The most depressing thing about the Red/Blue conceit is that you know it won't have any real impact on the culture. During the second Bush administration, Hollywood stars will continue to voice liberal views and will be ridiculed for doing so, The West Wing will continue to explore a parallel universe where George W. Bush never became president, a handful of celebrities will continue to whinny about how their conservative views keep them at odds with the other celebrities, the occasional Mel Gibson or Tim Lahaye will continue to break through with a hit aimed at the heartland, and Jerry Bruckheimer will continue to split the difference. Shouldn't the Bush re-election usher in a new era of political skylarking by a different set of ill-informed notables?
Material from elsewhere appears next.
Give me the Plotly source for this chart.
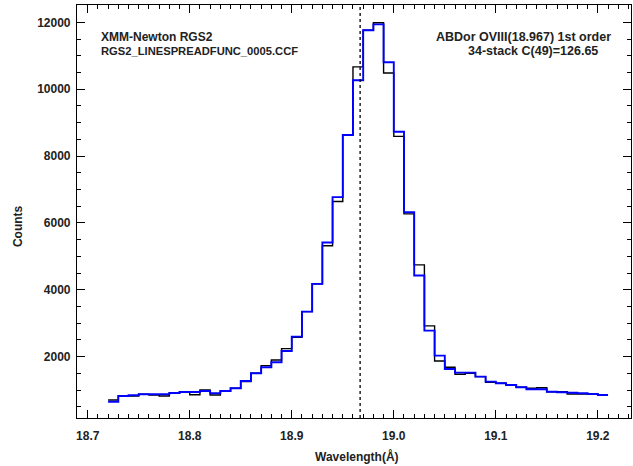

Country music stars would seem to be the most obvious choice, but considering the legion of pabulum-pukers who dominate contemporary country, this would be too bland even for a Crawford Monday night. Frank Pastore's emergence as a talking head offers a better way. So my modest proposal: For the next four years, let professional athletes take the lead in voicing half-baked political views.
The advantages are obvious. Who wouldn't rather hear Peyton Manning's views on Social Security reform than Barbra Streisand's? Has Alec Baldwin issued half as many nuggets of political wisdom as Charles Barkley? Hasn't Kobe got a thing or two to say about law and order and feminism? You could even have Bill Walton jump in as the Bill O'Reilly of the new era: Bitching, from a prominent, highly rated post in the national media, about how the conservative elites won't let him get his message out.
And then there's Curt Schilling. While the bleeding hero of the Sox is known as a Bush supporter these days, it is his 2001 letter to America that really stands out: measured, sincere, dignified, practical. That was no small feat in the period after 9/11, when everybody everywhere was saying off-the-charts idiotic stuff in stentorian voices. Schilling's letter looks like the Gettysburg Address compared to most of what was published at the time.
So I say let the athletes speak! Who needs Hardball anyway?